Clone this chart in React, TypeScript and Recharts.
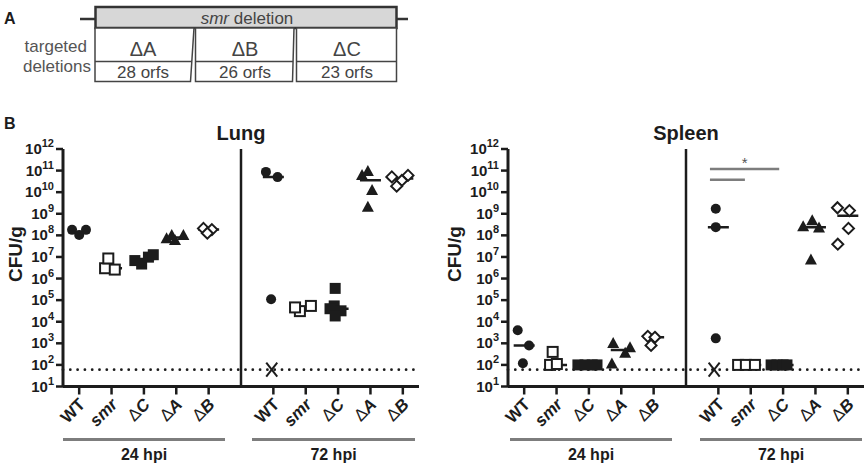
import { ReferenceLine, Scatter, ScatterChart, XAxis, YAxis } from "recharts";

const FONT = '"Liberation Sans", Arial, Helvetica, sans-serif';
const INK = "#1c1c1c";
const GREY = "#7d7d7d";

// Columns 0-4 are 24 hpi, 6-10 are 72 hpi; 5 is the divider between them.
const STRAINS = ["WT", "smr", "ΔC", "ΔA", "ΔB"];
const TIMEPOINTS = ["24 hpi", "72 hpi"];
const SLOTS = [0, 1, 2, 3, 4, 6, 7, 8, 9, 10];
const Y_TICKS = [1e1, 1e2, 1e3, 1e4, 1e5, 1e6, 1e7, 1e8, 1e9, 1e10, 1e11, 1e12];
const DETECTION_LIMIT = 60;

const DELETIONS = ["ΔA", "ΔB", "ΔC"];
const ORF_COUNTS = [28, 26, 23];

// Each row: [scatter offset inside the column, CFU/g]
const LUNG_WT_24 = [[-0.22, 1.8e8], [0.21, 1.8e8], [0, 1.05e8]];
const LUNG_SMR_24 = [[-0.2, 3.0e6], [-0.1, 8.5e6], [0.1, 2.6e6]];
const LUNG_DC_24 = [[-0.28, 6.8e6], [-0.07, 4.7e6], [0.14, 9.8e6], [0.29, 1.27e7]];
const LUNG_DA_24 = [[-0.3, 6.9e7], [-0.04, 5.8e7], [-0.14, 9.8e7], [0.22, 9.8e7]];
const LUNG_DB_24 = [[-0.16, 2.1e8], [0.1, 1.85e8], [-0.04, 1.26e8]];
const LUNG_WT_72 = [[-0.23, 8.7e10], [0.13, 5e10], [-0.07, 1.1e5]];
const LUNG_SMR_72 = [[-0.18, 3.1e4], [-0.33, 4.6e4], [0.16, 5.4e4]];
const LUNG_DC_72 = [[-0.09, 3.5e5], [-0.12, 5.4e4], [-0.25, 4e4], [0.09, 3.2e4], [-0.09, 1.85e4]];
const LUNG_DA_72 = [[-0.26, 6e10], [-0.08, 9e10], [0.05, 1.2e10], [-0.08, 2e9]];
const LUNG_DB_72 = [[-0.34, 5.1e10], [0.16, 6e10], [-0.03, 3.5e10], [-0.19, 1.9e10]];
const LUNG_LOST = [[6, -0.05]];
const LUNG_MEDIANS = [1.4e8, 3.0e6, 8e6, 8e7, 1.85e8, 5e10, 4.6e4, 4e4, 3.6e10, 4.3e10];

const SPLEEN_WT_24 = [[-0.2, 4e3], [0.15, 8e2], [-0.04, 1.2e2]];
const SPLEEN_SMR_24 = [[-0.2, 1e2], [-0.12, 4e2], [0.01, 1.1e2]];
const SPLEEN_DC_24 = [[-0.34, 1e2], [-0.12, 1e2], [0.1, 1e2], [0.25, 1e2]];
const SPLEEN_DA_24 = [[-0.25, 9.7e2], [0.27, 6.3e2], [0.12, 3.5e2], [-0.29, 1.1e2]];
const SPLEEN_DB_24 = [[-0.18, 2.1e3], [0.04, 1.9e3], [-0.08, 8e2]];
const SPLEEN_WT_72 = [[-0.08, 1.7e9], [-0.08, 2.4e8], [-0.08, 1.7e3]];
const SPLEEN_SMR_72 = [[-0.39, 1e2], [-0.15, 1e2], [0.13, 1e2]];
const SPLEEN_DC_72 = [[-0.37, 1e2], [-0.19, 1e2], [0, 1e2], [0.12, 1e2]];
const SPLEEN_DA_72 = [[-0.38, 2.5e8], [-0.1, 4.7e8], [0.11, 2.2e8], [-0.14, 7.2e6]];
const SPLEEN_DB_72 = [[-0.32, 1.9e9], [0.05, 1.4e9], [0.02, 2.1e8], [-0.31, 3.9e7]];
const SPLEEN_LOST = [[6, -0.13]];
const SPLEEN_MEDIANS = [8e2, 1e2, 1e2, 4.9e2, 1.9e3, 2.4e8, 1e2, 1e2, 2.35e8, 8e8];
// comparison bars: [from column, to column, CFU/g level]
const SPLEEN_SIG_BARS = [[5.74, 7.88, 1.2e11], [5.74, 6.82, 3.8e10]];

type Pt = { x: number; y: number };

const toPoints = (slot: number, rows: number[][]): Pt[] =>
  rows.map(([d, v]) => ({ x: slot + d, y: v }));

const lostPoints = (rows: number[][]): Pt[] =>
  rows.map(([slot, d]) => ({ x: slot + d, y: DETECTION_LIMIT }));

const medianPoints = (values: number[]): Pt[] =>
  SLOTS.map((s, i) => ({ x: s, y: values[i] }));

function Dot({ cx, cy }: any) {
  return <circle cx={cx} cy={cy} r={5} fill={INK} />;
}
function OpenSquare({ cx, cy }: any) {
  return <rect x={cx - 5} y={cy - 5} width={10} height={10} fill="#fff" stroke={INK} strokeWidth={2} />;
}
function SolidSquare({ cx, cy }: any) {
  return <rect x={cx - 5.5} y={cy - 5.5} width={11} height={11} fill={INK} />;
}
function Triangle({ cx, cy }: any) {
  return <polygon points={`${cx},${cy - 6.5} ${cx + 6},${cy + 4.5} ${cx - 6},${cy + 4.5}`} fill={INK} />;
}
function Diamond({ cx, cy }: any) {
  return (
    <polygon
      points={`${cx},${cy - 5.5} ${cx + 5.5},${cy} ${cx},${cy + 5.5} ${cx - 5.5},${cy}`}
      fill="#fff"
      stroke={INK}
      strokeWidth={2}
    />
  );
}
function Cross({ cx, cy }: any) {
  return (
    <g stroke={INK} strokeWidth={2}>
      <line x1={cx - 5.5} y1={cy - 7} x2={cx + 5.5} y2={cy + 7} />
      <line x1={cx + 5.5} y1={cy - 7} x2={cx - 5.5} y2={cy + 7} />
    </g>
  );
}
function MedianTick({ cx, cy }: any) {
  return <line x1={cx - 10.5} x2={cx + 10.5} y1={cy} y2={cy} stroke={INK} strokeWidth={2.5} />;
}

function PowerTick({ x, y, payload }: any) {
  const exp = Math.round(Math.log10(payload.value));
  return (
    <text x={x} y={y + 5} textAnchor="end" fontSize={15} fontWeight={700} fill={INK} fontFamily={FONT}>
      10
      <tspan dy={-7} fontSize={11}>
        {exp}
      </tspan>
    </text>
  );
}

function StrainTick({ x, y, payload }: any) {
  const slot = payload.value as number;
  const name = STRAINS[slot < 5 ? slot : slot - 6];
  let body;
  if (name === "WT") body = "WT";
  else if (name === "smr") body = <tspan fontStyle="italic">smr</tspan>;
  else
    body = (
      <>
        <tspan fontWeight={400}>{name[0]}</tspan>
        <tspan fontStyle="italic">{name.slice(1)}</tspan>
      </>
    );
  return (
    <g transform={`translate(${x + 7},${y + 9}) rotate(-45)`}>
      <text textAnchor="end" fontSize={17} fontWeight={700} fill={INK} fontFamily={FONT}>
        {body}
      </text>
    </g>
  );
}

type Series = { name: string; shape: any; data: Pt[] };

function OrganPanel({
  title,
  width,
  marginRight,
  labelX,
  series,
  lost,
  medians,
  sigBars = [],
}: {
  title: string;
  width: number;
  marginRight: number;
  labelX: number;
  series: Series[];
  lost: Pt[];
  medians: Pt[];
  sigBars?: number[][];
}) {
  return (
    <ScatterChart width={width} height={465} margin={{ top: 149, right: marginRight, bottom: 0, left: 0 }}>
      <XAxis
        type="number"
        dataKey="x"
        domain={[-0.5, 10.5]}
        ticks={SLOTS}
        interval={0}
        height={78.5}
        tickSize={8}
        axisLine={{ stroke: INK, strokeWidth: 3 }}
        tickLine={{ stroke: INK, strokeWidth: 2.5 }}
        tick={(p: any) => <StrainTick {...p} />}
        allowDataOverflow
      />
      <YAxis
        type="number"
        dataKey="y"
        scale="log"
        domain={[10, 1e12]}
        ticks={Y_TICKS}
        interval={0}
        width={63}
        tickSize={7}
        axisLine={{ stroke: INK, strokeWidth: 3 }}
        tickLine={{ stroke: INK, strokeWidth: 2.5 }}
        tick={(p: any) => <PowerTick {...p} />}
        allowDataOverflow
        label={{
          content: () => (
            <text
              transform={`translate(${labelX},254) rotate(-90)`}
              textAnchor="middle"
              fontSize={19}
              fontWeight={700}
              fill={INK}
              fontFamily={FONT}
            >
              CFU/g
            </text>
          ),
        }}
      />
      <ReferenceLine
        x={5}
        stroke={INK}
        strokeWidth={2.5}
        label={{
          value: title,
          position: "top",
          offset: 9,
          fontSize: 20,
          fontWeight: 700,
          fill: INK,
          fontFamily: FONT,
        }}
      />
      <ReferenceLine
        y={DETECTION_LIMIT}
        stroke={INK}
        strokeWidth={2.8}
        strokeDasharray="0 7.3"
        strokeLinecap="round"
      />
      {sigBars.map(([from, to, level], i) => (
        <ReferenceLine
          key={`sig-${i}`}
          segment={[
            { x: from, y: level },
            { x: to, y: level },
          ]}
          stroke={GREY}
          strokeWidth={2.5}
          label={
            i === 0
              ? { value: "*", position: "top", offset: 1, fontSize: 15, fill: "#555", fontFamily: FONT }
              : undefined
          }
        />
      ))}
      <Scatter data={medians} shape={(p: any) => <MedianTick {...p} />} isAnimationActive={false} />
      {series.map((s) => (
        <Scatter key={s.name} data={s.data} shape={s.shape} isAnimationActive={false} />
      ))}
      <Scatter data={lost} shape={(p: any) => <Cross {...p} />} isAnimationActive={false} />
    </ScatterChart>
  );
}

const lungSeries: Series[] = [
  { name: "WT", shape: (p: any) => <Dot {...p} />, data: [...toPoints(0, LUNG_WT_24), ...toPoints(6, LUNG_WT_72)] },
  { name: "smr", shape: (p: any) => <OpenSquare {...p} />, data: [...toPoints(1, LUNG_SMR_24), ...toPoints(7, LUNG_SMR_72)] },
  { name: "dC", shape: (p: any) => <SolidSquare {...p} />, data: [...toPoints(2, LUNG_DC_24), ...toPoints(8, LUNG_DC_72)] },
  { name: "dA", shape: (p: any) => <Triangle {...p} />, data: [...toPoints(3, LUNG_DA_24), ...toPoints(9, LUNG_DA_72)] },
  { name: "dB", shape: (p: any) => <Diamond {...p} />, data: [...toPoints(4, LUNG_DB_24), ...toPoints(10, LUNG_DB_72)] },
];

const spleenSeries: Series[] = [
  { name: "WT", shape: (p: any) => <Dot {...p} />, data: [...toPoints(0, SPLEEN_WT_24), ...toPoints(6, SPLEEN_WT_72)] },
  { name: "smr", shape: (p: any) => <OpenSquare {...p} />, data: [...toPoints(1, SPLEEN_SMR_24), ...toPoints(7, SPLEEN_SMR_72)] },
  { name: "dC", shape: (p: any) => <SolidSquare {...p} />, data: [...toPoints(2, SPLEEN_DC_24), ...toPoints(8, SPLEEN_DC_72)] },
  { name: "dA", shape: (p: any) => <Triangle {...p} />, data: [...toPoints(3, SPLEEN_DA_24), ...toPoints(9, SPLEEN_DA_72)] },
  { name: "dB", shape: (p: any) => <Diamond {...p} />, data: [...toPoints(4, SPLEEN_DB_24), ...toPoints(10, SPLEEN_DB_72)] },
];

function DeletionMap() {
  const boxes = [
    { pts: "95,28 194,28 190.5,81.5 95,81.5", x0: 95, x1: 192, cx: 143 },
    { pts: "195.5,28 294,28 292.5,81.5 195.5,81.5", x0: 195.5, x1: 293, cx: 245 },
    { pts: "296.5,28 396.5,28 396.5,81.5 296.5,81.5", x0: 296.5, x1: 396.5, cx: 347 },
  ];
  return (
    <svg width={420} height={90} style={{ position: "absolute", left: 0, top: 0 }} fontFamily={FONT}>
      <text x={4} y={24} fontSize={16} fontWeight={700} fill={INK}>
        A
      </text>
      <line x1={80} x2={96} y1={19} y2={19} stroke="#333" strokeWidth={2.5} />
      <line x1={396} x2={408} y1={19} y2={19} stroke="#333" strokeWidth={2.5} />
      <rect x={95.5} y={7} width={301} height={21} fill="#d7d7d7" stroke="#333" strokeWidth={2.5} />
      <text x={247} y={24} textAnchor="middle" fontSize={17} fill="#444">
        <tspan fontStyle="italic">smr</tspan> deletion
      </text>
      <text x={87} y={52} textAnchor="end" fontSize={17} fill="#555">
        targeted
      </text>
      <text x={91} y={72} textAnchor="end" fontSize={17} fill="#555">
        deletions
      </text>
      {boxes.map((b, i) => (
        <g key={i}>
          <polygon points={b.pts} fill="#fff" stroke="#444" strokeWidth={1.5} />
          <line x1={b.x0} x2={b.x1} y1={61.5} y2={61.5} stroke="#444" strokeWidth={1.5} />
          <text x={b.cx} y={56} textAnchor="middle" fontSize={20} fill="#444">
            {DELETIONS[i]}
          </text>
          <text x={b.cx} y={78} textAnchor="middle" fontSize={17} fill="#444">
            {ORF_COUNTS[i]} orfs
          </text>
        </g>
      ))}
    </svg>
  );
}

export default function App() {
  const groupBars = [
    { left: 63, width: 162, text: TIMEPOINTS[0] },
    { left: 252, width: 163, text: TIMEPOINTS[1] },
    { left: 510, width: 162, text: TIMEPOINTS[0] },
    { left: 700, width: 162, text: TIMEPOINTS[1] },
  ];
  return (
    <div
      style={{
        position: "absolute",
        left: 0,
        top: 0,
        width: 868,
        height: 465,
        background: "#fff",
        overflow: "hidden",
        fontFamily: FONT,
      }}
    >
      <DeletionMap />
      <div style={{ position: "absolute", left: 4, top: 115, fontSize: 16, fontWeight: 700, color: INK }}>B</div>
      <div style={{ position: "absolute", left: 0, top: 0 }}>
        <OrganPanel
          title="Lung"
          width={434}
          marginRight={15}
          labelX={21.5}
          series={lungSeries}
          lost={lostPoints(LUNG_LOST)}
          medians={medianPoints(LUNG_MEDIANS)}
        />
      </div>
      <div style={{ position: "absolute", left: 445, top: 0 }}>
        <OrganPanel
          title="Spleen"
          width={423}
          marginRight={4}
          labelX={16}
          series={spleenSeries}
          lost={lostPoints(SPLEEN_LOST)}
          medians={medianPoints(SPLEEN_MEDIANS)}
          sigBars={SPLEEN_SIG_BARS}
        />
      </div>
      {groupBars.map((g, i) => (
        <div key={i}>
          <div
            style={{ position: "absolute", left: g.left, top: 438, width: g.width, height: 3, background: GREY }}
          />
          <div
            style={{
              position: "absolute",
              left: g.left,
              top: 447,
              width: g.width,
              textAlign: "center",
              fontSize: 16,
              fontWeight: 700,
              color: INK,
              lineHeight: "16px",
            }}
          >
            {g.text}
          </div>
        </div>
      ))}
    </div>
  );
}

════════════════════

◆ Task brief
Repeat the lines of the listing above verbatim, beginning at its first line and ending at the line containing "const ORF_COUNTS = [28, 26, 23];", which is included. Omit pictures.

◆ Result of this task
Clone this chart in React, TypeScript and Recharts.
import { ReferenceLine, Scatter, ScatterChart, XAxis, YAxis } from "recharts";

const FONT = '"Liberation Sans", Arial, Helvetica, sans-serif';
const INK = "#1c1c1c";
const GREY = "#7d7d7d";

// Columns 0-4 are 24 hpi, 6-10 are 72 hpi; 5 is the divider between them.
const STRAINS = ["WT", "smr", "ΔC", "ΔA", "ΔB"];
const TIMEPOINTS = ["24 hpi", "72 hpi"];
const SLOTS = [0, 1, 2, 3, 4, 6, 7, 8, 9, 10];
const Y_TICKS = [1e1, 1e2, 1e3, 1e4, 1e5, 1e6, 1e7, 1e8, 1e9, 1e10, 1e11, 1e12];
const DETECTION_LIMIT = 60;

const DELETIONS = ["ΔA", "ΔB", "ΔC"];
const ORF_COUNTS = [28, 26, 23];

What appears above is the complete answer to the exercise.